• Plotting code records
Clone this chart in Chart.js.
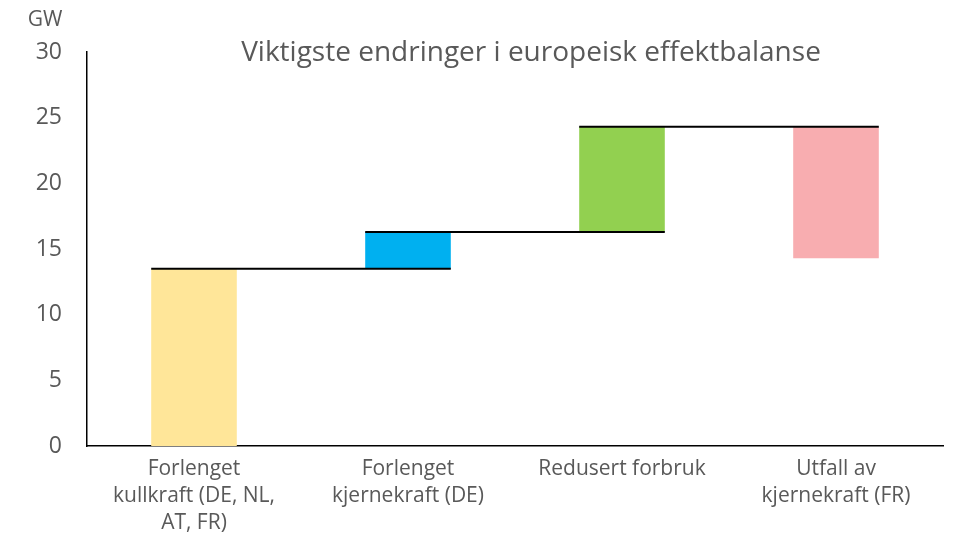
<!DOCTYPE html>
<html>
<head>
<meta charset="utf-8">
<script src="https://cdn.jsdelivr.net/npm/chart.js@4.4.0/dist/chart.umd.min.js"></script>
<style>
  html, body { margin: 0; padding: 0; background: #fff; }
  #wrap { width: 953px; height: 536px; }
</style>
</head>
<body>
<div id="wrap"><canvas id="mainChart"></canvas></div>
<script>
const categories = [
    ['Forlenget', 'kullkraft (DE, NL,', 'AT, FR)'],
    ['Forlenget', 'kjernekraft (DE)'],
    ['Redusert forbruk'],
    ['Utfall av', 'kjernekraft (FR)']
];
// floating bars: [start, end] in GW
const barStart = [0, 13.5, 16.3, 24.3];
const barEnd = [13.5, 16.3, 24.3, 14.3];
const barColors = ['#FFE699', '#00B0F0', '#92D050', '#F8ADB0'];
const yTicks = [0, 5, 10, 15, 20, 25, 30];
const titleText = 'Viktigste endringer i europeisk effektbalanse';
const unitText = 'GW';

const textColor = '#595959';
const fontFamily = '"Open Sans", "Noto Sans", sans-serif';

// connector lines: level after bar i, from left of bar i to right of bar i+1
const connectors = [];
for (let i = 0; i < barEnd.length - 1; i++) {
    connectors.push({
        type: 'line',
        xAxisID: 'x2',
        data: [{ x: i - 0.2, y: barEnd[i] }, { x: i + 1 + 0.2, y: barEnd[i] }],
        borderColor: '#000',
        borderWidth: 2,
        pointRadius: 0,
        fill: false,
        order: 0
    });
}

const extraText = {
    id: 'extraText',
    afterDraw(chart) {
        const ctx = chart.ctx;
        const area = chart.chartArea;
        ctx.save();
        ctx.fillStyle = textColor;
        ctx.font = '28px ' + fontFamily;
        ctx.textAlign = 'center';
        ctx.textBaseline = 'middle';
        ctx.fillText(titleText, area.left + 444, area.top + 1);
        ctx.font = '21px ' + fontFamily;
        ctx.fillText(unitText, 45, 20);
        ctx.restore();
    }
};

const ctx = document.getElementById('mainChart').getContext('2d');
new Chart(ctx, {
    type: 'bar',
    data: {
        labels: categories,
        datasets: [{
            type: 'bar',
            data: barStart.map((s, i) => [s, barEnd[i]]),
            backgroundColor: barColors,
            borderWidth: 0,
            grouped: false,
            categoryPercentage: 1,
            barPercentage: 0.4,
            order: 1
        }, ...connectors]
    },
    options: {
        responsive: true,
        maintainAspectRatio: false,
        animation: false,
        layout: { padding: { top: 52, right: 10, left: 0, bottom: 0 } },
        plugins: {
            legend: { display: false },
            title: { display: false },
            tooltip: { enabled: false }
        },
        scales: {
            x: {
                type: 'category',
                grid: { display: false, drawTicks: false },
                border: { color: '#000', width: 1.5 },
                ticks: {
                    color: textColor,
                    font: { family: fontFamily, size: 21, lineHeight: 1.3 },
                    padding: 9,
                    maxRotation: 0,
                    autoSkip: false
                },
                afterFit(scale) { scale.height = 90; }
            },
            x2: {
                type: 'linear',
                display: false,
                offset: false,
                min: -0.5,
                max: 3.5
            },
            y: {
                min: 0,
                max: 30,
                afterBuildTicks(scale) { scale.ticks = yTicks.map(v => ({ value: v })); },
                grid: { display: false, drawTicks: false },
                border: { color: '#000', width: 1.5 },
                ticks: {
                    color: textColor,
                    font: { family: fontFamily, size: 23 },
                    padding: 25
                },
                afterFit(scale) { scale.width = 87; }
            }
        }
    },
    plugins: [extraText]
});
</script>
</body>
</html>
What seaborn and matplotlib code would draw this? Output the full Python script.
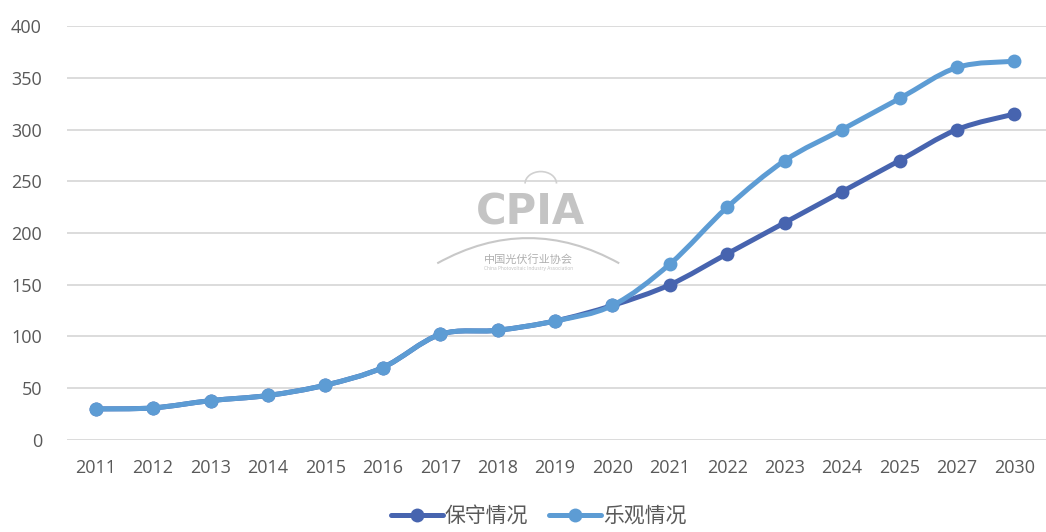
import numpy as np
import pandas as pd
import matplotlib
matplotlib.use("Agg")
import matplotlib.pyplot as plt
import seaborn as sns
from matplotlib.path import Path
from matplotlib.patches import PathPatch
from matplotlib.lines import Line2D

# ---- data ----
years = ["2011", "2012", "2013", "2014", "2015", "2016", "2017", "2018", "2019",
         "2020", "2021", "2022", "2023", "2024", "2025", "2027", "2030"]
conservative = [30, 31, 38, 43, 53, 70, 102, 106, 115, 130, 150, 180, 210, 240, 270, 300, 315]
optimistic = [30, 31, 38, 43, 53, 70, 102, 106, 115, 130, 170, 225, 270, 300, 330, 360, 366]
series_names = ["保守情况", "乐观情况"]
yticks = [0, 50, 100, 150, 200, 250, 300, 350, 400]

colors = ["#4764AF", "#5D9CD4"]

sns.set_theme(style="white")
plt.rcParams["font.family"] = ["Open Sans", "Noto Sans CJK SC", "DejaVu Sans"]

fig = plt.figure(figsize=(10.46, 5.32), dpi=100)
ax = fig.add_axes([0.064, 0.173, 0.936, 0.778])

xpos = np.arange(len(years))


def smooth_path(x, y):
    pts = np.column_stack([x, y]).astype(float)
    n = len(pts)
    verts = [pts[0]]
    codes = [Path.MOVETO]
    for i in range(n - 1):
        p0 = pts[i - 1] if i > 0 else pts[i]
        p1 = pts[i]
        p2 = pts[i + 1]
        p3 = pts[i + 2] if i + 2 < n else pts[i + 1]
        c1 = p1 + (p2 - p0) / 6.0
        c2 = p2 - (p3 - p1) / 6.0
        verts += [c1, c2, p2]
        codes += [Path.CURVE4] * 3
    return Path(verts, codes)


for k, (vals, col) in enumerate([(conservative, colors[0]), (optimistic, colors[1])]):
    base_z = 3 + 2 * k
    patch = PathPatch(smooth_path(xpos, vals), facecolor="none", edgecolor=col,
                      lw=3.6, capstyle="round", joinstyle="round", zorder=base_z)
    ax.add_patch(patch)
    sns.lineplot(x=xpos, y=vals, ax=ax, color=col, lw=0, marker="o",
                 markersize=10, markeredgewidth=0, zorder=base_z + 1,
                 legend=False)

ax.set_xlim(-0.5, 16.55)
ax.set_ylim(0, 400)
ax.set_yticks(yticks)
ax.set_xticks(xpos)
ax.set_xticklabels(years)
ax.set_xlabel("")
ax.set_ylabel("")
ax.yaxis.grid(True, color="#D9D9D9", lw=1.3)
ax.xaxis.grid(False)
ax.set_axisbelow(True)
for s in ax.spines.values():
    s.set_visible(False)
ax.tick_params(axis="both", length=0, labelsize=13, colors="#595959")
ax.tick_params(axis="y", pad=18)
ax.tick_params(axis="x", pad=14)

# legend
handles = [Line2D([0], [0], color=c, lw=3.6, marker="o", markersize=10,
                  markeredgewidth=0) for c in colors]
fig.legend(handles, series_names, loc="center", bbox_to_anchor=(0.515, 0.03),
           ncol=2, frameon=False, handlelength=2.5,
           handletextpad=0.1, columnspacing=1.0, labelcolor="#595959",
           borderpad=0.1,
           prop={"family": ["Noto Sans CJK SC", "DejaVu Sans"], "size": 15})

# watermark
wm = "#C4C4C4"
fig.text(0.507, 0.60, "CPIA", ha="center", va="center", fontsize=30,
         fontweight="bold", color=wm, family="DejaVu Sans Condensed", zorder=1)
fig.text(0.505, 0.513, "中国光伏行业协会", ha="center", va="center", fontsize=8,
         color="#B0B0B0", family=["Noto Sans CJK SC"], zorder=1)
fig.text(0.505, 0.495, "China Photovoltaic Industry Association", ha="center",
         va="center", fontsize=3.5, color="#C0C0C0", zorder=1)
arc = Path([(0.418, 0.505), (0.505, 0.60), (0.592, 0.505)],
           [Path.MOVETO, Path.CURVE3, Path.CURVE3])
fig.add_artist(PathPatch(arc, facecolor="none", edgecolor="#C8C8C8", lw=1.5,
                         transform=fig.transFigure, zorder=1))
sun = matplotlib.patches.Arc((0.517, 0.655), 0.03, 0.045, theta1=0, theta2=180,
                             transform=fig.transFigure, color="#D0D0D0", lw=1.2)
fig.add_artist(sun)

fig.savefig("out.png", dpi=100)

...

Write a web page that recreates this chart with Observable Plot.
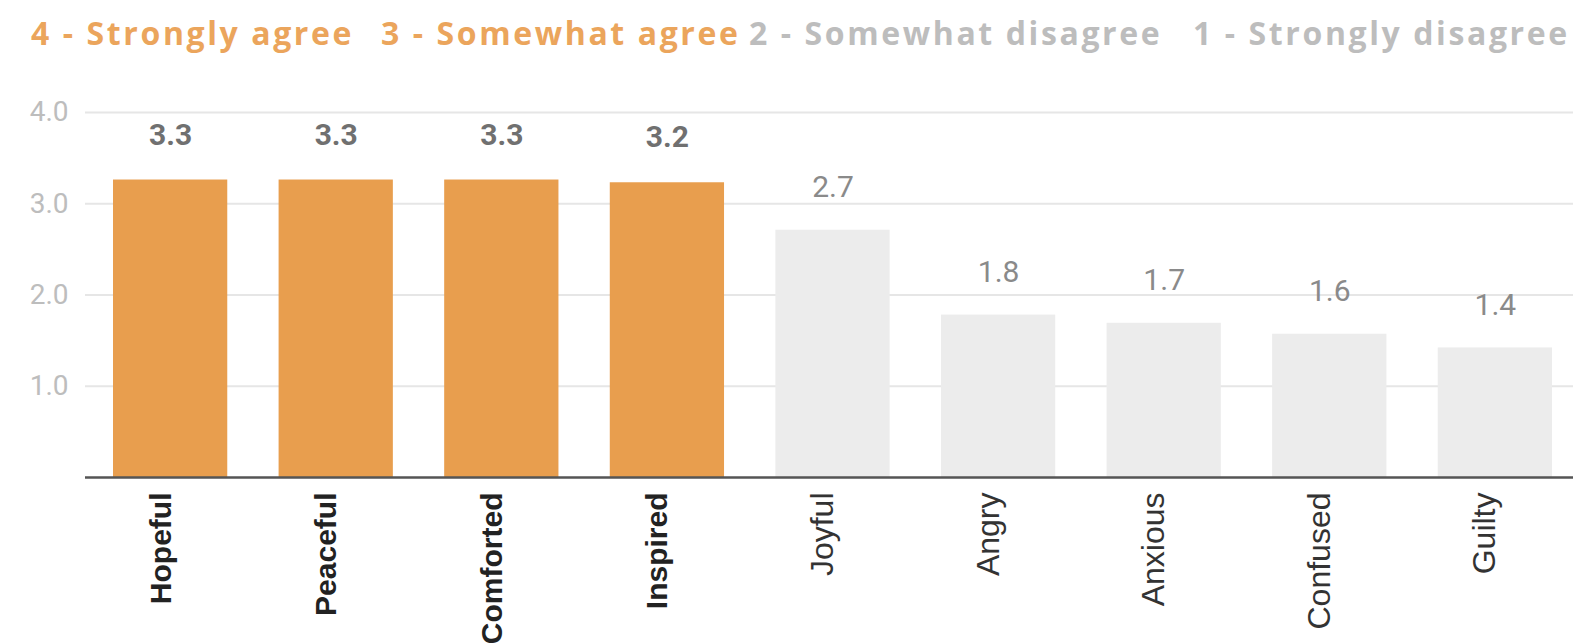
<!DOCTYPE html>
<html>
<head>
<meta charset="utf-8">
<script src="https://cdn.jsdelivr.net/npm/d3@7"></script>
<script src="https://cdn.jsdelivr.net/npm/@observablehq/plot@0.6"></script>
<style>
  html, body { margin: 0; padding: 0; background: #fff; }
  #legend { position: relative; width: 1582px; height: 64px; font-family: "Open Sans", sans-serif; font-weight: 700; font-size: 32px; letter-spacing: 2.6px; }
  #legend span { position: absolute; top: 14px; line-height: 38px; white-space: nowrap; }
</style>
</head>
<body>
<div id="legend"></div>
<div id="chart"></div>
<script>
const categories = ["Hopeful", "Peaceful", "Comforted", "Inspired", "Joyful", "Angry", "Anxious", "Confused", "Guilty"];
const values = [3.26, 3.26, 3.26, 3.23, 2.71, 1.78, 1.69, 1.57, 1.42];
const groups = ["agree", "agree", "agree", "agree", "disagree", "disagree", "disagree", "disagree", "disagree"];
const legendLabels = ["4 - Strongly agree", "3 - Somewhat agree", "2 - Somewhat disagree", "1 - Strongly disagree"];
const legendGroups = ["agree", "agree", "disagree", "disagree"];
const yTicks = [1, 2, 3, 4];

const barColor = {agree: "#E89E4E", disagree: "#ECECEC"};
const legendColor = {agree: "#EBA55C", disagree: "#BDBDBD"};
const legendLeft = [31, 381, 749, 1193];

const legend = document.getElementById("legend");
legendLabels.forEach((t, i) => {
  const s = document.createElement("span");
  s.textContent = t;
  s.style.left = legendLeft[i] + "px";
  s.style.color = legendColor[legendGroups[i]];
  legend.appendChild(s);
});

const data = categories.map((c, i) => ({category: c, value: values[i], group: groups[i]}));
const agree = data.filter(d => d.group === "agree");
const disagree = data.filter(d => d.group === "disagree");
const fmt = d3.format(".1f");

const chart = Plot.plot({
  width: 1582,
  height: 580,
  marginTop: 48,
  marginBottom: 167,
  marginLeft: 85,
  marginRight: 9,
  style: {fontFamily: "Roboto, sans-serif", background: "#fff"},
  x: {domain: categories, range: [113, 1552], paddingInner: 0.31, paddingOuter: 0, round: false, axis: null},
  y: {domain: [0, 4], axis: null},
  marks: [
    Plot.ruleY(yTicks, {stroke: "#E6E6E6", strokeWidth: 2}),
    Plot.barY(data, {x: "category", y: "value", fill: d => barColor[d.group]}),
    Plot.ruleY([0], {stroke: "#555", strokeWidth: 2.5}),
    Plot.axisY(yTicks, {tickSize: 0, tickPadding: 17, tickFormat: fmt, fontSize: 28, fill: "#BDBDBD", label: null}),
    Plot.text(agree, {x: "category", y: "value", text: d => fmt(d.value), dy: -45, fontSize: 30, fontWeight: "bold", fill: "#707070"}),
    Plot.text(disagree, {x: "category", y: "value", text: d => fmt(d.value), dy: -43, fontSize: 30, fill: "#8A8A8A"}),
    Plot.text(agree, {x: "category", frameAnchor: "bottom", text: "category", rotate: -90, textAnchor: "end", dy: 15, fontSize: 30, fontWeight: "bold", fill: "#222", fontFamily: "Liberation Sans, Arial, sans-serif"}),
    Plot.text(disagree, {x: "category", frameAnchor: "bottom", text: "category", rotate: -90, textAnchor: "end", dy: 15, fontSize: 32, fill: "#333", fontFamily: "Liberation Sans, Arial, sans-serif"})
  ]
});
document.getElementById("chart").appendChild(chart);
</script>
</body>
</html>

• Short task
Using the entries above, write out exactly the lines from the one with "Write a web" through the one with "const yTicks = [1, 2, 3, 4];", ends included. Leave out any pictures.

• Output below
Write a web page that recreates this chart with Observable Plot.
<!DOCTYPE html>
<html>
<head>
<meta charset="utf-8">
<script src="https://cdn.jsdelivr.net/npm/d3@7"></script>
<script src="https://cdn.jsdelivr.net/npm/@observablehq/plot@0.6"></script>
<style>
  html, body { margin: 0; padding: 0; background: #fff; }
  #legend { position: relative; width: 1582px; height: 64px; font-family: "Open Sans", sans-serif; font-weight: 700; font-size: 32px; letter-spacing: 2.6px; }
  #legend span { position: absolute; top: 14px; line-height: 38px; white-space: nowrap; }
</style>
</head>
<body>
<div id="legend"></div>
<div id="chart"></div>
<script>
const categories = ["Hopeful", "Peaceful", "Comforted", "Inspired", "Joyful", "Angry", "Anxious", "Confused", "Guilty"];
const values = [3.26, 3.26, 3.26, 3.23, 2.71, 1.78, 1.69, 1.57, 1.42];
const groups = ["agree", "agree", "agree", "agree", "disagree", "disagree", "disagree", "disagree", "disagree"];
const legendLabels = ["4 - Strongly agree", "3 - Somewhat agree", "2 - Somewhat disagree", "1 - Strongly disagree"];
const legendGroups = ["agree", "agree", "disagree", "disagree"];
const yTicks = [1, 2, 3, 4];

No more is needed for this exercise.